Directed by: Andrew Nicol
Cast: Clive Owen, Amanda Seyfried, Colm Feore, Sonya Walger, Mark O’Brien
Written by Chris Gelderd
This 2018 British science fiction thriller is directed and written by Andrew Niccol and stars Clive Owen, Amanda Seyfried, Colm Feore, Sonya Walger and Mark O’Brien.
In the not too distant future, biosyn implants allow humans to be connected to an endles visual stream of information nown as the ‘Mind’s Eye’. What people see is recorded and stored in a grid called ‘The Ether’. Privacy and secrecy no longer exist.
Detective Sal Frieland (Owen) is soon brought in to investigate a string of murders where the killer seems to be living within the Ether itself; leaving no visual clues, footprints or streams against their victims – he is seeking a ghost within the system. Sal comes across an informant known only as Anon (Seyfried) who he suspects is linked to these crimes – but why? It’s clear the security of people’s minds has been compromised, and Sal needs to find the Anon before it’s too late…

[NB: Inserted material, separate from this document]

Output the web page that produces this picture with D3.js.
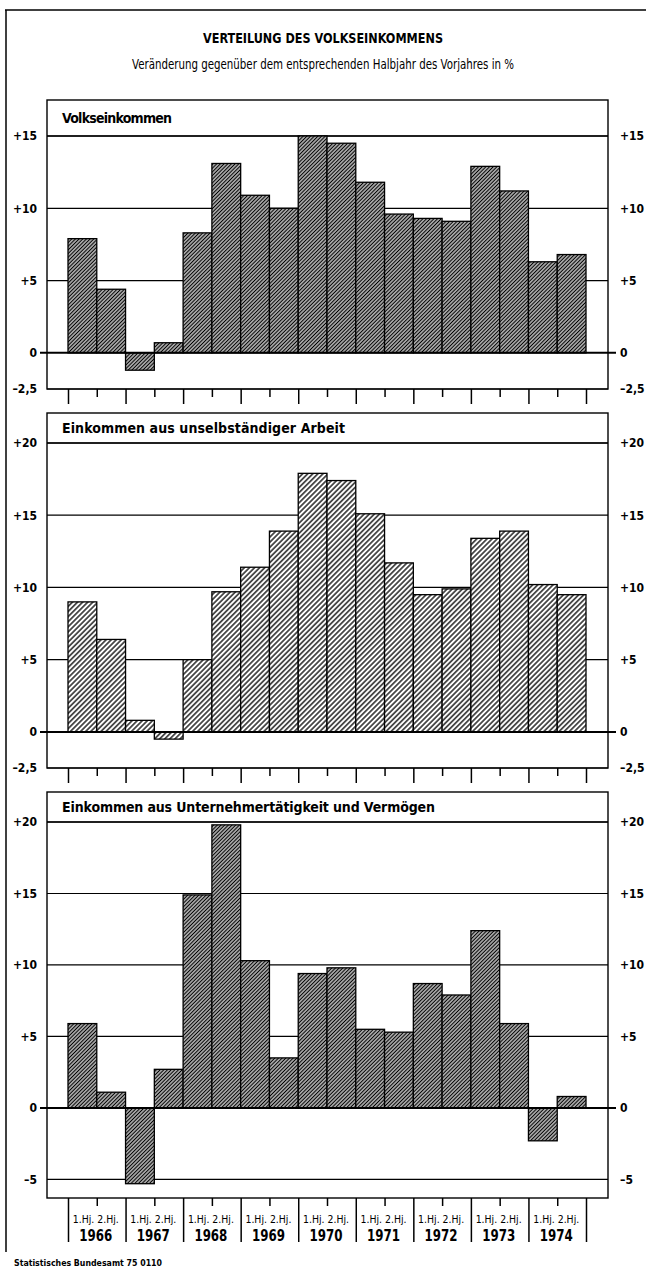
<!DOCTYPE html>
<html><head><meta charset="utf-8">
<script src="https://cdn.jsdelivr.net/npm/d3@7"></script>
<style>body{margin:0;background:#fff}svg{display:block}</style>
</head><body>
<svg id="chart" width="646" height="1268"></svg>
<script>
// ---------- data ----------
const years = ["1966","1967","1968","1969","1970","1971","1972","1973","1974"];
const halves = ["1.Hj.","2.Hj."];
const volkseinkommen = [7.9,4.4,-1.2,0.7,8.3,13.1,10.9,10.0,15.0,14.5,11.8,9.6,9.3,9.1,12.9,11.2,6.3,6.8];
const unselbstaendig = [9.0,6.4,0.8,-0.5,5.0,9.7,11.4,13.9,17.9,17.4,15.1,11.7,9.5,9.9,13.4,13.9,10.2,9.5];
const unternehmer = [5.9,1.1,-5.3,2.7,14.9,19.8,10.3,3.5,9.4,9.8,5.5,5.3,8.7,7.9,12.4,5.9,-2.3,0.8];
const ticksVolk = [-2.5,0,5,10,15];
const ticksUnselb = [-2.5,0,5,10,15,20];
const ticksUntern = [-5,0,5,10,15,20];
const panelTitles = ["Volkseinkommen","Einkommen aus unselbständiger Arbeit","Einkommen aus Unternehmertätigkeit und Vermögen"];
const mainTitle = "VERTEILUNG DES VOLKSEINKOMMENS";
const subTitle = "Veränderung gegenüber dem entsprechenden Halbjahr des Vorjahres in %";
const footer = "Statistisches Bundesamt 75 0110";

// ---------- layout ----------
const FONT = "'Liberation Sans Narrow','DejaVu Sans Condensed','Roboto Condensed','Liberation Sans',sans-serif";
const svg = d3.select("#chart");
const boxL = 47, boxR = 608, barL = 68, barR = 586;
const periods = d3.range(years.length * halves.length);
const xBand = d3.scaleBand().domain(periods).range([barL, barR]).padding(0);
const xEdge = d3.scaleLinear().domain([0, periods.length]).range([barL, barR]);

const defs = svg.append("defs");
function hatch(id, gap, sw) {
  const p = defs.append("pattern").attr("id", id).attr("patternUnits", "userSpaceOnUse")
    .attr("width", gap).attr("height", 10).attr("patternTransform", "rotate(45)");
  p.append("rect").attr("width", gap).attr("height", 10).attr("fill", "#fff");
  p.append("line").attr("x1", gap/2).attr("x2", gap/2).attr("y1", 0).attr("y2", 10)
    .attr("stroke", "#000").attr("stroke-width", sw);
}
hatch("hDark", 2.6, 1.5);
hatch("hLight", 3.6, 1.3);

// frame
svg.append("line").attr("x1", 5).attr("x2", 646).attr("y1", 10).attr("y2", 10).attr("stroke", "#000").attr("stroke-width", 1.5);
svg.append("line").attr("x1", 6).attr("x2", 6).attr("y1", 10).attr("y2", 1252).attr("stroke", "#000").attr("stroke-width", 1.5);

svg.append("text").text(mainTitle).attr("x", 323).attr("y", 43).attr("text-anchor", "middle")
  .attr("font-family", FONT).attr("font-weight", "bold").attr("font-size", 14)
  .attr("textLength", 240).attr("lengthAdjust", "spacingAndGlyphs");
svg.append("text").text(subTitle).attr("x", 323).attr("y", 69).attr("text-anchor", "middle")
  .attr("font-family", FONT).attr("font-size", 14)
  .attr("textLength", 382).attr("lengthAdjust", "spacingAndGlyphs");

const fmt = v => v === 0 ? "0" : (v > 0 ? "+" + v : "\u2013" + String(Math.abs(v)).replace(".", ","));

const panels = [
  {values: volkseinkommen, ticks: ticksVolk, domain: [-2.5, 15], top: 100, plotTop: 136, bottom: 389, pat: "hDark", title: panelTitles[0], titleW: 110, lastAxis: false},
  {values: unselbstaendig, ticks: ticksUnselb, domain: [-2.5, 20], top: 413, plotTop: 443, bottom: 768, pat: "hLight", title: panelTitles[1], titleW: 283, lastAxis: false},
  {values: unternehmer, ticks: ticksUntern, domain: [-6.3, 20], top: 792, plotTop: 822, bottom: 1198, pat: "hDark", title: panelTitles[2], titleW: 373, lastAxis: true}
];

panels.forEach(p => {
  const y = d3.scaleLinear().domain(p.domain).range([p.bottom, p.plotTop]);
  const g = svg.append("g");
  // gridlines
  g.selectAll("line.grid").data(p.ticks.filter(t => t !== 0)).join("line")
    .attr("x1", boxL).attr("x2", boxR).attr("y1", d => y(d)).attr("y2", d => y(d))
    .attr("stroke", "#000").attr("stroke-width", 1.2);
  // box
  g.append("rect").attr("x", boxL).attr("y", p.top).attr("width", boxR - boxL).attr("height", p.bottom - p.top)
    .attr("fill", "none").attr("stroke", "#000").attr("stroke-width", 1.4);
  g.append("line").attr("x1", boxL).attr("x2", boxR).attr("y1", p.plotTop).attr("y2", p.plotTop)
    .attr("stroke", "#000").attr("stroke-width", 1.3);
  // header
  g.append("text").text(p.title).attr("x", 62).attr("y", p.top + (p.plotTop - p.top) / 2 + 5)
    .attr("font-family", FONT).attr("font-weight", "bold").attr("font-size", 14)
    .attr("textLength", p.titleW).attr("lengthAdjust", "spacing");
  // bars
  g.selectAll("rect.bar").data(p.values).join("rect").attr("class", "bar")
    .attr("x", (d, i) => xBand(i)).attr("width", xBand.bandwidth())
    .attr("y", d => Math.min(y(d), y(0))).attr("height", d => Math.abs(y(d) - y(0)))
    .attr("fill", `url(#${p.pat})`).attr("stroke", "#000").attr("stroke-width", 1.3);
  // zero line
  g.append("line").attr("x1", 40).attr("x2", 616).attr("y1", y(0)).attr("y2", y(0))
    .attr("stroke", "#000").attr("stroke-width", 2);
  // axes labels
  const styleAxis = sel => {
    sel.select(".domain").remove();
    sel.selectAll(".tick line").remove();
    sel.selectAll("text").attr("font-family", FONT).attr("font-weight", "bold").attr("font-size", 12).attr("fill", "#000");
  };
  g.append("g").attr("transform", "translate(40,0)")
    .call(d3.axisLeft(y).tickValues(p.ticks).tickFormat(fmt).tickSize(0).tickPadding(3)).call(styleAxis);
  g.append("g").attr("transform", "translate(617,0)")
    .call(d3.axisRight(y).tickValues(p.ticks).tickFormat(fmt).tickSize(0).tickPadding(3)).call(styleAxis);
  // bottom ticks
  const even = d3.range(0, periods.length + 1, 2), odd = d3.range(1, periods.length, 2);
  const tickStyle = sel => {
    sel.select(".domain").remove();
    sel.selectAll(".tick text").remove();
    sel.selectAll(".tick line").attr("stroke", "#000").attr("stroke-width", 1.5);
  };
  g.append("g").attr("transform", `translate(0,${p.bottom})`)
    .call(d3.axisBottom(xEdge).tickValues(even).tickSize(p.lastAxis ? 44 : 15)).call(tickStyle);
  g.append("g").attr("transform", `translate(0,${p.bottom})`)
    .call(d3.axisBottom(xEdge).tickValues(odd).tickSize(8)).call(tickStyle);
  if (p.lastAxis) {
    g.selectAll("text.hj").data(years).join("text")
      .text(halves.join(" ")).attr("x", (d, i) => xEdge(2 * i + 1) - 1).attr("y", p.bottom + 25)
      .attr("text-anchor", "middle").attr("font-family", FONT).attr("font-size", 11)
      .attr("textLength", 46).attr("lengthAdjust", "spacingAndGlyphs");
    g.selectAll("text.yr").data(years).join("text")
      .text(d => d).attr("x", (d, i) => xEdge(2 * i + 1) - 1).attr("y", p.bottom + 43)
      .attr("text-anchor", "middle").attr("font-family", FONT).attr("font-weight", "bold").attr("font-size", 15)
      .attr("textLength", 33).attr("lengthAdjust", "spacingAndGlyphs");
  }
});

svg.append("text").text(footer).attr("x", 14).attr("y", 1266)
  .attr("font-family", FONT).attr("font-weight", "bold").attr("font-size", 9)
  .attr("textLength", 148).attr("lengthAdjust", "spacingAndGlyphs");
</script>
</body></html>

An “original film” which at least comes across as original in context, but really it’s just a blend of other big-budget sci-fi thrillers before it like ‘Minority Report’ and even ‘The Matrix’. Yet it’s painful to watch with a un-engaging story, a less than engaging cast, and a pace that makes a snail look quick in comparison.
It’s a world where people “see” streams of information depending what they look at. They can see adverts ping up around shops and sidewalks, they can see information about everyone they pass including age, job, place of residence, criminal records. It’s not a million miles from what technology can find on people today, except here it’s a constant stream where your privacy and secrets are recorded and stored in a “cloud”.
It’s like Apple becomes Skynet.
And yet to compensate a basic formula for a crime-thriller where you don’t know who or what is behind an obvious major conspiracy or rebellion against the system, you need a good cast. We sadly don’t have that either.
While Amanda Seyfried does a mediocre job as our ‘Anon’ living in the void as a ghost, never really becoming anything other than a 2D hacker with a grudge, it’s left to Clive Owen as the sharp suited detective of this cyber world. A detective who juggles heavy drinking, a failed marriage and a traumatic past to do what he does best – solve crimes. But Owen just lacks any gravitas as Sal, either due to the material he’s working with or the fact he isn’t just that great an actor in a film that requires complex character studies. We get none of that here.
With Owen out to solve a crime as basic as this, it takes so long for the cogs to turn and almost an hour for things to just warm up. Cue lots of sub-par visual effects, over-used P.O.V shots (‘Hardcore Henry’ this isn’t!) and lots of talk. Too much of a relatively good thing soon loses the impact it initially set out. Exposition upon exposition makes it complicated to follow and adds so much more to things when it didn’t need to.
Maybe there’s a reason this is a Netflix ‘original film’, because in the mainstream swing of things, it’s not original. It’s been done before, and it’s been done better. This is just a basic offering with a premise that looks and sounds exciting in trailers, but comes over slow, amateur and boring in execution.